-- start Information supplied --
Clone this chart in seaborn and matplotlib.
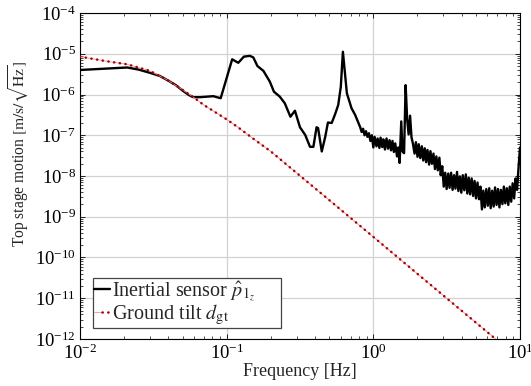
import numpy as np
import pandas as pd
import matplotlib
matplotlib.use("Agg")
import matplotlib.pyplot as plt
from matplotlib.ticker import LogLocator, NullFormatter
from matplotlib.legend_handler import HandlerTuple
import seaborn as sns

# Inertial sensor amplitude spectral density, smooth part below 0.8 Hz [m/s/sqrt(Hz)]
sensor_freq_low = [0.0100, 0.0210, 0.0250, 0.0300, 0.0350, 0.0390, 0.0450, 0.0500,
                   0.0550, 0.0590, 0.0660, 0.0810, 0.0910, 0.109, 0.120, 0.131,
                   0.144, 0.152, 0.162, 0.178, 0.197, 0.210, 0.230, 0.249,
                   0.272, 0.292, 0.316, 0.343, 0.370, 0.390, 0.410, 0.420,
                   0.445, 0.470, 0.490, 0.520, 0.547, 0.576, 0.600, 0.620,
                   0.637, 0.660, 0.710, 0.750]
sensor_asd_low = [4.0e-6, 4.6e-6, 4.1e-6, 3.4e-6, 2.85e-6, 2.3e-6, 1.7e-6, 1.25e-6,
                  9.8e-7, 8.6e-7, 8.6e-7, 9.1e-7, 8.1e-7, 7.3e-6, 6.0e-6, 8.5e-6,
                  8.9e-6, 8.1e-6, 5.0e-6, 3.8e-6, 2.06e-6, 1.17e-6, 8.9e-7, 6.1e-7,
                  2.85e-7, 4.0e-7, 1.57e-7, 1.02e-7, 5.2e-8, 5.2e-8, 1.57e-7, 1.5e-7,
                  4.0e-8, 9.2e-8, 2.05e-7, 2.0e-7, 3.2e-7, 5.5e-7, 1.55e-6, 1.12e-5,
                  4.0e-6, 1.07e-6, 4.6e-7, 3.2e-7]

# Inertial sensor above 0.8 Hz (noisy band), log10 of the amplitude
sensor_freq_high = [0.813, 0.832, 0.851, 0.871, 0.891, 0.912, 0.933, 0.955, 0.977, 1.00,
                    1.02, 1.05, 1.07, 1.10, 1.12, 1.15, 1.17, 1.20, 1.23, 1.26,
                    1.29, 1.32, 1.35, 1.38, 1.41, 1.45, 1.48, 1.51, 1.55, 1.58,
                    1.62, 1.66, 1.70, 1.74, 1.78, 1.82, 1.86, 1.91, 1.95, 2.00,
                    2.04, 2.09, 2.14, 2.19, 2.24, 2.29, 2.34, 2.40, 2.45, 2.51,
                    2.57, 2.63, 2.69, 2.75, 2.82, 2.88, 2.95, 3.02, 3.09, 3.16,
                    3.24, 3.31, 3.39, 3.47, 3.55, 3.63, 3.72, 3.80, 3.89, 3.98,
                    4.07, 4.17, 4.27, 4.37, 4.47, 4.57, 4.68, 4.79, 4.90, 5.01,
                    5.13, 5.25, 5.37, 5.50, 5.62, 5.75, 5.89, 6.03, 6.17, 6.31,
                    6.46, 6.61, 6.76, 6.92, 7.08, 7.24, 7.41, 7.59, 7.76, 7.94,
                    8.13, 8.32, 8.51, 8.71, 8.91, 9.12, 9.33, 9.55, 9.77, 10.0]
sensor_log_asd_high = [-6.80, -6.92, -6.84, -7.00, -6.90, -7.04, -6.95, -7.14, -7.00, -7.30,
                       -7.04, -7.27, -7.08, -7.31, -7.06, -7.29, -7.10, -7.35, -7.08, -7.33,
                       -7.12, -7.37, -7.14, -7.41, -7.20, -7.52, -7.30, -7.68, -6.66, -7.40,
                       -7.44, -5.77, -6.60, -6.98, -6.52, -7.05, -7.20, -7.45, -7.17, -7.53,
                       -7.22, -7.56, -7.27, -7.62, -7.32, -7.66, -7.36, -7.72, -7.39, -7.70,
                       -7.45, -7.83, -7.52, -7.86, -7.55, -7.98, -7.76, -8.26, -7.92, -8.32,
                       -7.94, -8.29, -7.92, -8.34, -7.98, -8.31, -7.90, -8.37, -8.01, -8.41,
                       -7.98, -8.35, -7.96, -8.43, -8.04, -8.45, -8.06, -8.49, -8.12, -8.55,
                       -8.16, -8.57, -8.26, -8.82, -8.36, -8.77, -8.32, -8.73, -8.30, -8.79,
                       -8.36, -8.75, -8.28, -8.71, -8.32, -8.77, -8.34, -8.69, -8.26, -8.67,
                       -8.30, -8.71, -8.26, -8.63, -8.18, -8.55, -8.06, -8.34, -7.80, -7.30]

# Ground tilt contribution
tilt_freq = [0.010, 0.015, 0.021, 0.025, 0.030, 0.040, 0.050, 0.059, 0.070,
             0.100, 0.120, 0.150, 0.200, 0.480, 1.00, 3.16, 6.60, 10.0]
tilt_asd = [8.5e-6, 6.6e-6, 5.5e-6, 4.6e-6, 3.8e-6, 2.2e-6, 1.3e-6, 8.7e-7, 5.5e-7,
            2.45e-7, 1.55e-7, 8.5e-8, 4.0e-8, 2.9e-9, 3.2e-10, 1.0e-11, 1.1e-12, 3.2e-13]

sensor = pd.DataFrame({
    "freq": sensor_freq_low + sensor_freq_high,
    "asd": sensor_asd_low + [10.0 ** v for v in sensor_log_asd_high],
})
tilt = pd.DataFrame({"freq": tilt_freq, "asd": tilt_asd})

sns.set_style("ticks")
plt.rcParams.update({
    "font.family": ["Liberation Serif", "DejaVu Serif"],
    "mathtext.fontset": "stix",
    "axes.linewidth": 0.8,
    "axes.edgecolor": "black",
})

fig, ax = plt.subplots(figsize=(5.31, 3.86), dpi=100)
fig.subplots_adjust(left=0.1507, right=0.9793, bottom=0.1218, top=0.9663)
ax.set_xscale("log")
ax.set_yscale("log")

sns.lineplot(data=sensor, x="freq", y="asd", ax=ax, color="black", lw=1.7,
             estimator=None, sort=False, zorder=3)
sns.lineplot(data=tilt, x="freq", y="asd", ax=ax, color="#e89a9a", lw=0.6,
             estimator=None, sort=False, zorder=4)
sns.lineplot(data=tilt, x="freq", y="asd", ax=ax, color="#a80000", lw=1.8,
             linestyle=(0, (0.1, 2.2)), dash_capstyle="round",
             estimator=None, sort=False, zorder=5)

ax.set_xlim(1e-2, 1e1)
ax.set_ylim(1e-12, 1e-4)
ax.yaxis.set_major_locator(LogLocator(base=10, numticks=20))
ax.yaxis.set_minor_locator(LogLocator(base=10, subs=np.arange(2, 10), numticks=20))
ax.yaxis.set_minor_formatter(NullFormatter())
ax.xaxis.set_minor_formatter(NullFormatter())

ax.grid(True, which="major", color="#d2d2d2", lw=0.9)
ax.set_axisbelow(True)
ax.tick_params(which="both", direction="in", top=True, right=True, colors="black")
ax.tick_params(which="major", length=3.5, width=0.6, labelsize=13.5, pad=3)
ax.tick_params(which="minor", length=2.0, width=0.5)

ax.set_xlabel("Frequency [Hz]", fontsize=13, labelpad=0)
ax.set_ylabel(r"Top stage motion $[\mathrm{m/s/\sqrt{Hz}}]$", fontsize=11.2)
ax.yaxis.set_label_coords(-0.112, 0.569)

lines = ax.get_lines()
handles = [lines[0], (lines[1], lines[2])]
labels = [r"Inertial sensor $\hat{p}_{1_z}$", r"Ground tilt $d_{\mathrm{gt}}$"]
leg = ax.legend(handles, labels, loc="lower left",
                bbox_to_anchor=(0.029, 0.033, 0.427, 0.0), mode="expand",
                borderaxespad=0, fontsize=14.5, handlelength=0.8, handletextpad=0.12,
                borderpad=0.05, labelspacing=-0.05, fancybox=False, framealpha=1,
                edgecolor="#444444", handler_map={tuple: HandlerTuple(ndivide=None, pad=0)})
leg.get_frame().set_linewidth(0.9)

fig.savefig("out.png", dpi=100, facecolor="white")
-- end Information supplied --
- Instructions for the task
From the opening line of the listing above through the line bearing "import seaborn as sns", repeat each line exactly. Drop every picture.

- Output of the exercise
Clone this chart in seaborn and matplotlib.
import numpy as np
import pandas as pd
import matplotlib
matplotlib.use("Agg")
import matplotlib.pyplot as plt
from matplotlib.ticker import LogLocator, NullFormatter
from matplotlib.legend_handler import HandlerTuple
import seaborn as sns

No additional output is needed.